Why do you feel the study of scriptures rather than ‘practice’ is the way to Self-realisation?

What is to be known does not fall within the scope of the means of knowledge that we have. Eyes are a means of knowledge but only in terms of forms and colours and they cannot hear much less the means of hearing can see forms and colours. Therefore, the whole of Vedas has a subject mat­ter that is not available for the means of knowl­edge known as direct perception and infer­ence. We want to know the reality of both the knower and the known, which is non-dual. So sra­vanam itself is sadhana for self-knowledge.

What prompted your involvement in the All India Movement for Seva and the Global Commission for the Preservation of Religious diversity?

I see in our society a need for caring. Coming as we do from a culture of no competition, our entry into the competitive world re­quires a lot of caring and shar­ing. Ours was a caring culture. Competition knocks off the sense of security our culture had and the consequent caring that was natural. In the changed situation where the ten­dency to grab and hoard is common, I felt we needed to initiate a movement of caring which is the basic characteristic of Indian culture. We now have 80 homes for children, each having 30 to 50 children. We would like to have one such home in every district, involving local people, and educating them in car­ing and sharing.
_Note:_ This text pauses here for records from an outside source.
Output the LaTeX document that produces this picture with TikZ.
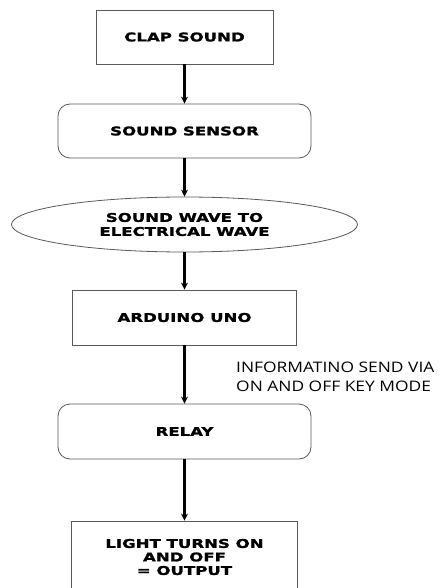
\documentclass[tikz,border=0pt]{standalone}
\usepackage{fontspec}
\usetikzlibrary{shapes.geometric,arrows.meta}
\newfontfamily\boxfont[FakeStretch=1.38,FakeBold=1.6]{DejaVu Sans}
\newfontfamily\labfont[FakeStretch=1.2]{Open Sans}
\begin{document}
\begin{tikzpicture}[x=1pt,y=-1pt,
  blk/.style={draw=black!65, line width=0.8pt, inner sep=0pt, align=center,
    font=\boxfont\bfseries\fontsize{12}{14}\selectfont},
  rbox/.style={blk, rectangle},
  roundbox/.style={blk, rectangle, rounded corners=12pt},
  ellbox/.style={blk, ellipse},
  flow/.style={line width=2.6pt, -{Stealth[length=7pt,width=7pt]}},
  note/.style={font=\labfont\fontsize{14.5}{19}\selectfont, align=left, inner sep=0pt}]
\useasboundingbox (0,0) rectangle (439,588);
\clip (0,0) rectangle (439,588);
\fill[white] (0,0) rectangle (439,588);
\node[rbox, minimum width=177pt, minimum height=54pt] (clap) at (184.5,37) {CLAP SOUND};
\node[roundbox, minimum width=253pt, minimum height=54pt] (sensor) at (184.5,131) {SOUND SENSOR};
\node[ellbox, minimum width=346pt, minimum height=55pt] (wave) at (184.5,224.5) {SOUND WAVE TO\\ELECTRICAL WAVE};
\node[rbox, minimum width=224pt, minimum height=55pt] (uno) at (184.5,317.5) {ARDUINO UNO};
\node[roundbox, minimum width=253pt, minimum height=55pt] (relay) at (184.5,431.5) {RELAY};
\node[rbox, minimum width=226pt, minimum height=72pt, font=\boxfont\bfseries\fontsize{12}{13.5}\selectfont] (light) at (184.5,557) {LIGHT TURNS ON\\AND OFF\\= OUTPUT};
\node[note, anchor=west] (info) at (236,376.5) {INFORMATINO SEND VIA\\ON AND OFF KEY MODE};
\draw[flow] (clap) -- (sensor);
\draw[flow] (sensor) -- (wave);
\draw[flow] (wave) -- (uno);
\draw[flow] (uno) -- (relay);
\draw[flow] (relay) -- (light);
\end{tikzpicture}
\end{document}
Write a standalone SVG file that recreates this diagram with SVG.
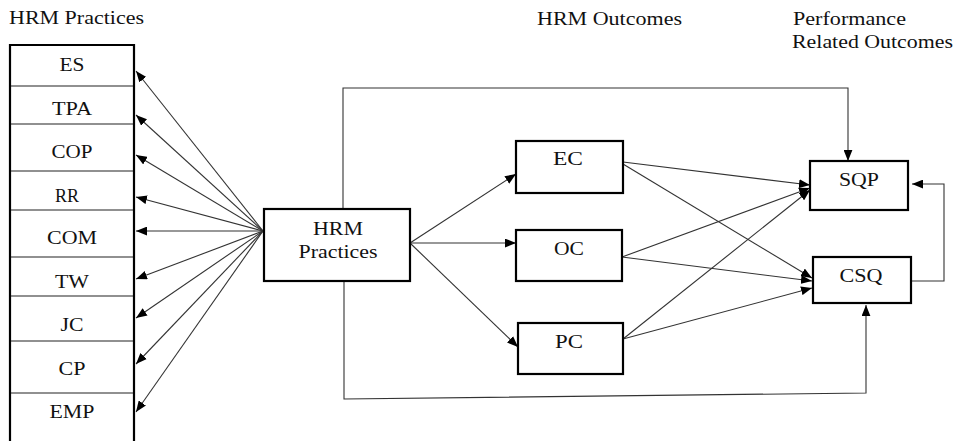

Leaders of all faiths should teach their followers to live in harmony with others with love and compassion. Reli­gious freedom is to follow one’s religion freely without being suppressed by soci­ety or government; it does not mean de­stroying other religions. It implies mu­tual respect. Suppose the follower of a given religion feels that he is mandated to bring to his fold members of other re­ligions, he is free to pray for others to come to his religion, but not commit acts of aggression.

The youth has to understand the fact that there can be no happiness without self-esteem, which implies respect for one’s self-identity: this includes one’s parentage, culture and spiritual heritage. My appeal is that youth should not be indifferent to these.